In tomorrow\’s Times:
Once is happenstance, twice coincidence and the third enemy action, or so Ian Fleming had his character James Bond point out. By my reckoning this makes Gordon Brown Ernst Blofeld – no, after the sales of Britain\’s gold reserves at the bottom of the market, Goldfinger really wouldn\’t be appropriate.
The spectacular own goal of the abolition of the 10p income tax rate could have just been written off as happenstance. But when you look at all the other government actions that have increased the tax burden on the working poor, it\’s clear that “enemy action” best describes what Mr Brown has been up to. Economists, those drear and dismal souls, have a phrase, “fiscal drag”. Their point is that, in general, wages increase faster than prices. But a canny Chancellor will increase the tax-free personal allowance (or amount you begin to pay the upper tax rate) only in line with prices, instead of with the faster rising wages. This brings more people into the tax system itself – more will be paying both income tax and the higher rate of it, as has been happening for a decade.
Allowances in each of Mr Brown\’s Budgets – except 2003, when they were frozen – have risen by “statutory indexation”, in other words, by a similar rate to the Retail Price Index. And yes, the RPI has been rising more slowly than wages and as a result more of the low-paid have been sucked into the taxman\’s maw.

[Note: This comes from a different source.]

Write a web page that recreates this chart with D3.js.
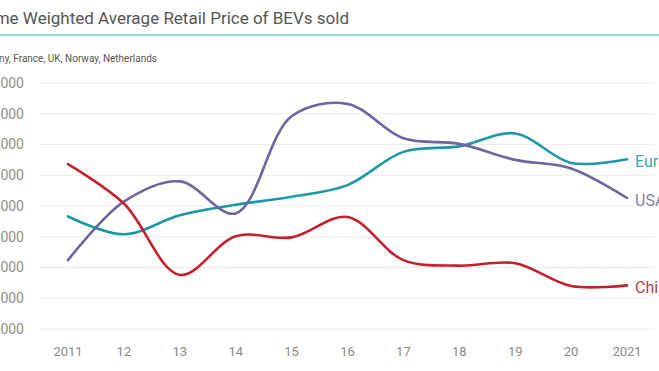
<!DOCTYPE html>
<html>
<head>
<meta charset="utf-8">
<script src="https://cdn.jsdelivr.net/npm/d3@7"></script>
<style>
    body { margin: 0; background: #fff; }
    svg { display: block; overflow: hidden; font-family: Roboto, "Noto Sans", sans-serif; }
</style>
</head>
<body>
<div id="chart"></div>
<script>
// Data (EUR)
const years = [2011, 2012, 2013, 2014, 2015, 2016, 2017, 2018, 2019, 2020, 2021];
const yearLabels = ['2011', '12', '13', '14', '15', '16', '17', '18', '19', '20', '2021'];
const europe = [33300, 30400, 33500, 35200, 36500, 38400, 43800, 44700, 46800, 42000, 42600];
const usa = [26200, 35700, 39000, 33800, 49600, 51600, 46000, 45100, 42500, 41100, 36300];
const china = [41800, 35400, 23800, 30100, 29900, 33200, 26200, 25300, 25700, 22000, 22100];
const yTicks = [15000, 20000, 25000, 30000, 35000, 40000, 45000, 50000, 55000];

const seriesList = [
    { name: 'Europe', values: europe, color: '#1b98a4', labelColor: '#44a4ae' },
    { name: 'USA', values: usa, color: '#6a66a0', labelColor: '#85829f' },
    { name: 'China', values: china, color: '#c4212b', labelColor: '#b43d44' }
];

const width = 659, height = 371;
const margin = { top: 83, right: 32, bottom: 42, left: 68 };

const svg = d3.select('#chart')
    .append('svg')
    .attr('width', width)
    .attr('height', height);

// Title and subtitle (cropped on the left like the source)
svg.append('text')
    .attr('x', 349)
    .attr('y', 24)
    .attr('text-anchor', 'end')
    .attr('fill', '#555')
    .attr('font-size', '17px')
    .text('Volume Weighted Average Retail Price of BEVs sold');

svg.append('line')
    .attr('x1', 0).attr('x2', width)
    .attr('y1', 35).attr('y2', 35)
    .attr('stroke', '#6cc9c2')
    .attr('stroke-width', 1.5);

svg.append('text')
    .attr('x', 157)
    .attr('y', 62)
    .attr('text-anchor', 'end')
    .attr('fill', '#555')
    .attr('font-size', '10px')
    .text('Europe: Germany, France, UK, Norway, Netherlands');

const x = d3.scaleLinear()
    .domain([2011, 2021])
    .range([margin.left, width - margin.right]);

const y = d3.scaleLinear()
    .domain([15000, 55000])
    .range([height - margin.bottom, margin.top]);

// Gridlines
svg.append('g')
    .selectAll('line')
    .data(yTicks)
    .join('line')
    .attr('x1', 40)
    .attr('x2', 655)
    .attr('y1', d => y(d))
    .attr('y2', d => y(d))
    .attr('stroke', '#ececec')
    .attr('stroke-width', 1);

// Y labels
svg.append('g')
    .selectAll('text')
    .data(yTicks)
    .join('text')
    .attr('x', 24)
    .attr('y', d => y(d))
    .attr('dy', '0.35em')
    .attr('text-anchor', 'end')
    .attr('fill', '#8e8e8e')
    .attr('font-size', '14px')
    .text(d => d3.format(',')(d));

// X labels
svg.append('g')
    .selectAll('text')
    .data(years)
    .join('text')
    .attr('x', d => x(d))
    .attr('y', 351)
    .attr('dy', '0.35em')
    .attr('text-anchor', 'middle')
    .attr('fill', '#8a8a8a')
    .attr('font-size', '13px')
    .text((d, i) => yearLabels[i]);

// Lines
const line = d3.line()
    .x((d, i) => x(years[i]))
    .y(d => y(d))
    .curve(d3.curveCatmullRom.alpha(0.5));

svg.append('g')
    .selectAll('path')
    .data(seriesList)
    .join('path')
    .attr('fill', 'none')
    .attr('stroke', d => d.color)
    .attr('stroke-width', 2.6)
    .attr('stroke-linecap', 'round')
    .attr('d', d => line(d.values));

// End labels
svg.append('g')
    .selectAll('text')
    .data(seriesList)
    .join('text')
    .attr('x', x(2021) + 8)
    .attr('y', d => y(d.values[d.values.length - 1]) + 2)
    .attr('dy', '0.35em')
    .attr('fill', d => d.labelColor)
    .attr('font-size', '16px')
    .text(d => d.name);
</script>
</body>
</html>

We now have the absurd situation that someone working 20 hours a week or so on the minimum wage is paying income tax. It may be true that the worker gets back some or all of their money in the form of credits or handouts, but why bother? Why not simply let them keep the money in the first place?
The tax and benefits system could have been designed by the evil genius of SPECTRE to attack the British way of life. In 2005 a married couple with two children on £200 a week would, if their gross income rose to £300, keep a trifling £8.52 of the rise: the rest was snatched by the taxman or lost on withdrawn benefits. The same year, a single parent on less than £400 a week lost 89.5 per cent of any pay rise.
Fortunately my fellow bleeding- heart classical liberals over at the Adam Smith Institute have a solution: simply take the poor out of the income tax net altogether by raising the personal allowance from its present rate of £5,435 to £12,000, perhaps even £14,000.
To tax the dustman to provide the Duke\’s opera, or the nursery nurse to feed the Navy, as we do, might be objectionable, but to tax the poor so that bureaucrats can give money to the poor is simply ludicrous. We should stop doing it.
Tim Worstall is a Fellow at the Adam Smith Institute
One thing that got lost in the editing process (which "Hi Robbie!", did of course make the piece better) was that I identified a fourth level, beyond enemy action. Active malevolence.
I should also note that Chris Dillow did the heavy lifting on those tax and benefit numbers. Ta Matey.